» DATA PROVIDED

[Begin]

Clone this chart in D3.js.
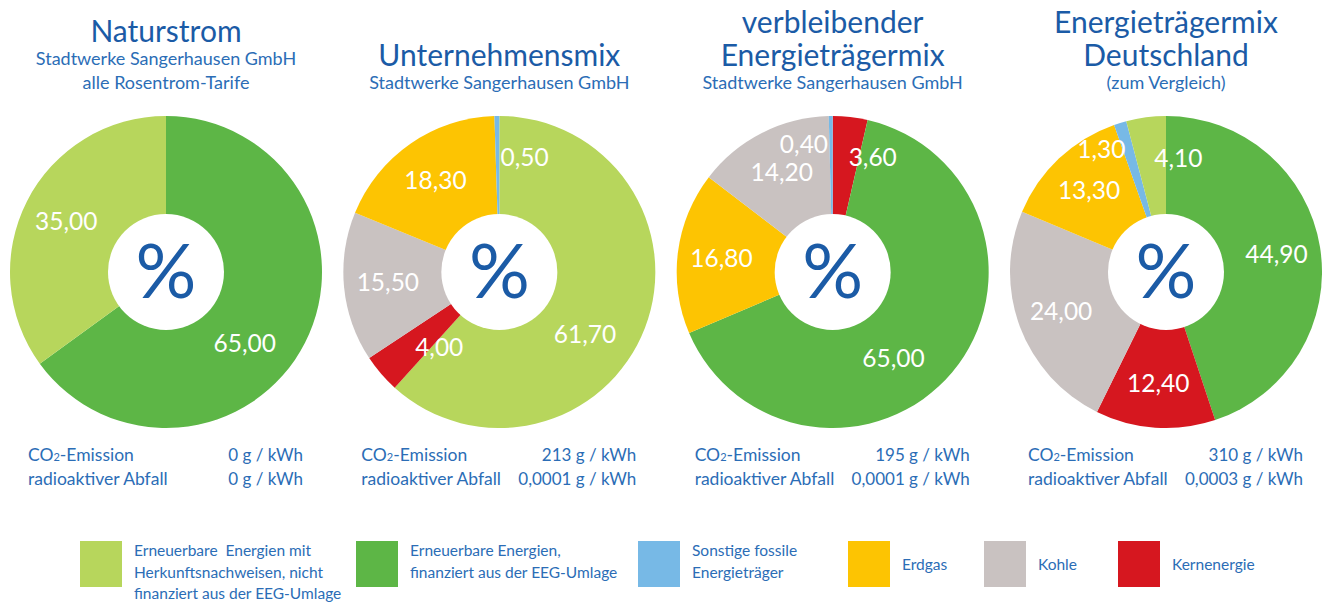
<!DOCTYPE html>
<html>
<head>
<meta charset="utf-8">
<script src="https://cdn.jsdelivr.net/npm/d3@7"></script>
<style>
  body { margin: 0; background: #fff; }
  svg { display: block; font-family: Lato, "Open Sans", sans-serif; }
</style>
</head>
<body>
<svg id="chart"></svg>
<script>
// Kategorien (Reihenfolge der Legende)
const categoryKeys = ["hkn", "eeg", "fossil", "erdgas", "kohle", "kern"];
const categoryColors = ["#b7d65c", "#5db646", "#77b9e6", "#fdc402", "#c9c2c1", "#d6171f"];
const legendLines = [
    ["Erneuerbare  Energien mit", "Herkunftsnachweisen, nicht", "finanziert aus der EEG-Umlage"],
    ["Erneuerbare Energien,", "finanziert aus der EEG-Umlage"],
    ["Sonstige fossile", "Energieträger"],
    ["Erdgas"],
    ["Kohle"],
    ["Kernenergie"]
];

// Diagramme
const chartNames = ["naturstrom", "unternehmen", "verbleibend", "deutschland"];
const chartTitles = [
    ["Naturstrom"],
    ["Unternehmensmix"],
    ["verbleibender", "Energieträgermix"],
    ["Energieträgermix", "Deutschland"]
];
const chartSubtitles = [
    ["Stadtwerke Sangerhausen GmbH", "alle Rosentrom-Tarife"],
    ["Stadtwerke Sangerhausen GmbH"],
    ["Stadtwerke Sangerhausen GmbH"],
    ["(zum Vergleich)"]
];

// Segmente im Uhrzeigersinn ab 12 Uhr
const naturstromKeys = ["eeg", "hkn"];
const naturstromValues = [65.0, 35.0];
const unternehmenKeys = ["hkn", "kern", "kohle", "erdgas", "fossil"];
const unternehmenValues = [61.7, 4.0, 15.5, 18.3, 0.5];
const verbleibendKeys = ["kern", "eeg", "erdgas", "kohle", "fossil"];
const verbleibendValues = [3.6, 65.0, 16.8, 14.2, 0.4];
const deutschlandKeys = ["eeg", "kern", "kohle", "erdgas", "fossil", "hkn"];
const deutschlandValues = [44.9, 12.4, 24.0, 13.3, 1.3, 4.1];

const co2Values = ["0 g / kWh", "213 g / kWh", "195 g / kWh", "310 g / kWh"];
const wasteValues = ["0 g / kWh", "0,0001 g / kWh", "0,0001 g / kWh", "0,0003 g / kWh"];

const sliceKeys = [naturstromKeys, unternehmenKeys, verbleibendKeys, deutschlandKeys];
const sliceValues = [naturstromValues, unternehmenValues, verbleibendValues, deutschlandValues];

const width = 1322, height = 604;
const titleColor = "#1b5ba6";
const textColor = "#2b6db6";

const svg = d3.select("#chart").attr("width", width).attr("height", height);

const color = d3.scaleOrdinal().domain(categoryKeys).range(categoryColors);
const xScale = d3.scalePoint().domain(chartNames).range([166, 1166]);
const cy = 272;
const outerR = 156, innerR = 58;

const de = d3.formatLocale({ decimal: ",", thousands: ".", grouping: [3], currency: ["", " €"] });
const fmt = de.format(".2f");

const pie = d3.pie().sort(null).value(d => d.value);
const arc = d3.arc().innerRadius(0).outerRadius(outerR);

// Beschriftung: große Segmente etwas nach unten gedreht, kleine seitlich daneben
function labelPos(d, i, arr) {
    const share = d.data.value;
    let a = (d.startAngle + d.endAngle) / 2;
    let r = 112;
    let anchor = "middle";
    let dx = 0;
    if (share > 50) { a += Math.PI / 12; r = 106; }
    if (share < 5) {
        const next = arr[(i + 1) % arr.length];
        anchor = next.data.value < 5 ? "end" : "start";
        dx = anchor === "end" ? -3 : 3;
        r = anchor === "end" ? 128 : 115;
    }
    return { x: r * Math.sin(a) + dx, y: -r * Math.cos(a), anchor };
}

chartNames.forEach((name, i) => {
    const cx = xScale(name);
    const data = sliceKeys[i].map((k, j) => ({ key: k, value: sliceValues[i][j] }));
    const arcs = pie(data);
    const g = svg.append("g").attr("transform", `translate(${cx},${cy})`);

    g.selectAll("path.slice")
        .data(arcs)
        .enter()
        .append("path")
        .attr("class", "slice")
        .attr("d", arc)
        .attr("fill", d => color(d.data.key));

    g.append("circle").attr("r", innerR).attr("fill", "#fff");

    g.append("text")
        .attr("text-anchor", "middle")
        .attr("y", 26)
        .style("font-size", "76px")
        .style("fill", titleColor)
        .text("%");

    const pos = arcs.map((d, j) => labelPos(d, j, arcs));
    g.selectAll("text.val")
        .data(arcs)
        .enter()
        .append("text")
        .attr("class", "val")
        .attr("x", (d, j) => pos[j].x)
        .attr("y", (d, j) => pos[j].y)
        .attr("text-anchor", (d, j) => pos[j].anchor)
        .attr("dy", "0.35em")
        .style("font-size", "24.5px")
        .style("fill", "#fff")
        .text(d => fmt(d.data.value));

    // Titel: letzte Unterzeile auf y=89
    const subs = chartSubtitles[i];
    const titles = chartTitles[i];
    const subTop = 89 - (subs.length - 1) * 24;
    subs.forEach((s, j) => {
        svg.append("text")
            .attr("x", cx).attr("y", subTop + j * 24)
            .attr("text-anchor", "middle")
            .style("font-size", "18px")
            .style("fill", textColor)
            .text(s);
    });
    const titleBottom = subTop - 23;
    titles.forEach((t, j) => {
        svg.append("text")
            .attr("x", cx).attr("y", titleBottom - (titles.length - 1 - j) * 33)
            .attr("text-anchor", "middle")
            .style("font-size", "30px")
            .style("fill", titleColor)
            .text(t);
    });

    // Emissionen
    const rows = [["CO", "2", "-Emission", co2Values[i]], ["radioaktiver Abfall", null, null, wasteValues[i]]];
    rows.forEach((r, j) => {
        const y = 461 + j * 24;
        const t = svg.append("text").attr("x", cx - 138).attr("y", y)
            .style("font-size", "17.5px").style("fill", textColor);
        t.append("tspan").text(r[0]);
        if (r[1]) {
            t.append("tspan").style("font-size", "11px").text(r[1]);
            t.append("tspan").text(r[2]);
        }
        svg.append("text").attr("x", cx + 137).attr("y", y)
            .attr("text-anchor", "end")
            .style("font-size", "17px").style("fill", textColor)
            .text(r[3]);
    });
});

// Legende
const legendX = [80, 356, 638, 848, 984, 1118];
const legend = svg.append("g");
categoryKeys.forEach((k, i) => {
    const lg = legend.append("g").attr("transform", `translate(${legendX[i]},541)`);
    lg.append("rect").attr("width", 42).attr("height", 46).attr("fill", color(k));
    const lines = legendLines[i];
    const y0 = lines.length === 1 ? 29 : 15;
    lines.forEach((l, j) => {
        lg.append("text")
            .attr("x", 54).attr("y", y0 + j * 21.5)
            .style("font-size", "15.5px")
            .style("fill", textColor)
            .attr("xml:space", "preserve")
            .text(l);
    });
});
</script>
</body>
</html>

[End]

» JOB
From start to finish, output the listing exactly, but omit its pictures.

» CORRECT OUTPUT
Clone this chart in D3.js.
<!DOCTYPE html>
<html>
<head>
<meta charset="utf-8">
<script src="https://cdn.jsdelivr.net/npm/d3@7"></script>
<style>
  body { margin: 0; background: #fff; }
  svg { display: block; font-family: Lato, "Open Sans", sans-serif; }
</style>
</head>
<body>
<svg id="chart"></svg>
<script>
// Kategorien (Reihenfolge der Legende)
const categoryKeys = ["hkn", "eeg", "fossil", "erdgas", "kohle", "kern"];
const categoryColors = ["#b7d65c", "#5db646", "#77b9e6", "#fdc402", "#c9c2c1", "#d6171f"];
const legendLines = [
    ["Erneuerbare  Energien mit", "Herkunftsnachweisen, nicht", "finanziert aus der EEG-Umlage"],
    ["Erneuerbare Energien,", "finanziert aus der EEG-Umlage"],
    ["Sonstige fossile", "Energieträger"],
    ["Erdgas"],
    ["Kohle"],
    ["Kernenergie"]
];

// Diagramme
const chartNames = ["naturstrom", "unternehmen", "verbleibend", "deutschland"];
const chartTitles = [
    ["Naturstrom"],
    ["Unternehmensmix"],
    ["verbleibender", "Energieträgermix"],
    ["Energieträgermix", "Deutschland"]
];
const chartSubtitles = [
    ["Stadtwerke Sangerhausen GmbH", "alle Rosentrom-Tarife"],
    ["Stadtwerke Sangerhausen GmbH"],
    ["Stadtwerke Sangerhausen GmbH"],
    ["(zum Vergleich)"]
];

// Segmente im Uhrzeigersinn ab 12 Uhr
const naturstromKeys = ["eeg", "hkn"];
const naturstromValues = [65.0, 35.0];
const unternehmenKeys = ["hkn", "kern", "kohle", "erdgas", "fossil"];
const unternehmenValues = [61.7, 4.0, 15.5, 18.3, 0.5];
const verbleibendKeys = ["kern", "eeg", "erdgas", "kohle", "fossil"];
const verbleibendValues = [3.6, 65.0, 16.8, 14.2, 0.4];
const deutschlandKeys = ["eeg", "kern", "kohle", "erdgas", "fossil", "hkn"];
const deutschlandValues = [44.9, 12.4, 24.0, 13.3, 1.3, 4.1];

const co2Values = ["0 g / kWh", "213 g / kWh", "195 g / kWh", "310 g / kWh"];
const wasteValues = ["0 g / kWh", "0,0001 g / kWh", "0,0001 g / kWh", "0,0003 g / kWh"];

const sliceKeys = [naturstromKeys, unternehmenKeys, verbleibendKeys, deutschlandKeys];
const sliceValues = [naturstromValues, unternehmenValues, verbleibendValues, deutschlandValues];

const width = 1322, height = 604;
const titleColor = "#1b5ba6";
const textColor = "#2b6db6";

const svg = d3.select("#chart").attr("width", width).attr("height", height);

const color = d3.scaleOrdinal().domain(categoryKeys).range(categoryColors);
const xScale = d3.scalePoint().domain(chartNames).range([166, 1166]);
const cy = 272;
const outerR = 156, innerR = 58;

const de = d3.formatLocale({ decimal: ",", thousands: ".", grouping: [3], currency: ["", " €"] });
const fmt = de.format(".2f");

const pie = d3.pie().sort(null).value(d => d.value);
const arc = d3.arc().innerRadius(0).outerRadius(outerR);

// Beschriftung: große Segmente etwas nach unten gedreht, kleine seitlich daneben
function labelPos(d, i, arr) {
    const share = d.data.value;
    let a = (d.startAngle + d.endAngle) / 2;
    let r = 112;
    let anchor = "middle";
    let dx = 0;
    if (share > 50) { a += Math.PI / 12; r = 106; }
    if (share < 5) {
        const next = arr[(i + 1) % arr.length];
        anchor = next.data.value < 5 ? "end" : "start";
        dx = anchor === "end" ? -3 : 3;
        r = anchor === "end" ? 128 : 115;
    }
    return { x: r * Math.sin(a) + dx, y: -r * Math.cos(a), anchor };
}

chartNames.forEach((name, i) => {
    const cx = xScale(name);
    const data = sliceKeys[i].map((k, j) => ({ key: k, value: sliceValues[i][j] }));
    const arcs = pie(data);
    const g = svg.append("g").attr("transform", `translate(${cx},${cy})`);

    g.selectAll("path.slice")
        .data(arcs)
        .enter()
        .append("path")
        .attr("class", "slice")
        .attr("d", arc)
        .attr("fill", d => color(d.data.key));

    g.append("circle").attr("r", innerR).attr("fill", "#fff");

    g.append("text")
        .attr("text-anchor", "middle")
        .attr("y", 26)
        .style("font-size", "76px")
        .style("fill", titleColor)
        .text("%");

    const pos = arcs.map((d, j) => labelPos(d, j, arcs));
    g.selectAll("text.val")
        .data(arcs)
        .enter()
        .append("text")
        .attr("class", "val")
        .attr("x", (d, j) => pos[j].x)
        .attr("y", (d, j) => pos[j].y)
        .attr("text-anchor", (d, j) => pos[j].anchor)
        .attr("dy", "0.35em")
        .style("font-size", "24.5px")
        .style("fill", "#fff")
        .text(d => fmt(d.data.value));

    // Titel: letzte Unterzeile auf y=89
    const subs = chartSubtitles[i];
    const titles = chartTitles[i];
    const subTop = 89 - (subs.length - 1) * 24;
    subs.forEach((s, j) => {
        svg.append("text")
            .attr("x", cx).attr("y", subTop + j * 24)
            .attr("text-anchor", "middle")
            .style("font-size", "18px")
            .style("fill", textColor)
            .text(s);
    });
    const titleBottom = subTop - 23;
    titles.forEach((t, j) => {
        svg.append("text")
            .attr("x", cx).attr("y", titleBottom - (titles.length - 1 - j) * 33)
            .attr("text-anchor", "middle")
            .style("font-size", "30px")
            .style("fill", titleColor)
            .text(t);
    });

    // Emissionen
    const rows = [["CO", "2", "-Emission", co2Values[i]], ["radioaktiver Abfall", null, null, wasteValues[i]]];
    rows.forEach((r, j) => {
        const y = 461 + j * 24;
        const t = svg.append("text").attr("x", cx - 138).attr("y", y)
            .style("font-size", "17.5px").style("fill", textColor);
        t.append("tspan").text(r[0]);
        if (r[1]) {
            t.append("tspan").style("font-size", "11px").text(r[1]);
            t.append("tspan").text(r[2]);
        }
        svg.append("text").attr("x", cx + 137).attr("y", y)
            .attr("text-anchor", "end")
            .style("font-size", "17px").style("fill", textColor)
            .text(r[3]);
    });
});

// Legende
const legendX = [80, 356, 638, 848, 984, 1118];
const legend = svg.append("g");
categoryKeys.forEach((k, i) => {
    const lg = legend.append("g").attr("transform", `translate(${legendX[i]},541)`);
    lg.append("rect").attr("width", 42).attr("height", 46).attr("fill", color(k));
    const lines = legendLines[i];
    const y0 = lines.length === 1 ? 29 : 15;
    lines.forEach((l, j) => {
        lg.append("text")
            .attr("x", 54).attr("y", y0 + j * 21.5)
            .style("font-size", "15.5px")
            .style("fill", textColor)
            .attr("xml:space", "preserve")
            .text(l);
    });
});
</script>
</body>
</html>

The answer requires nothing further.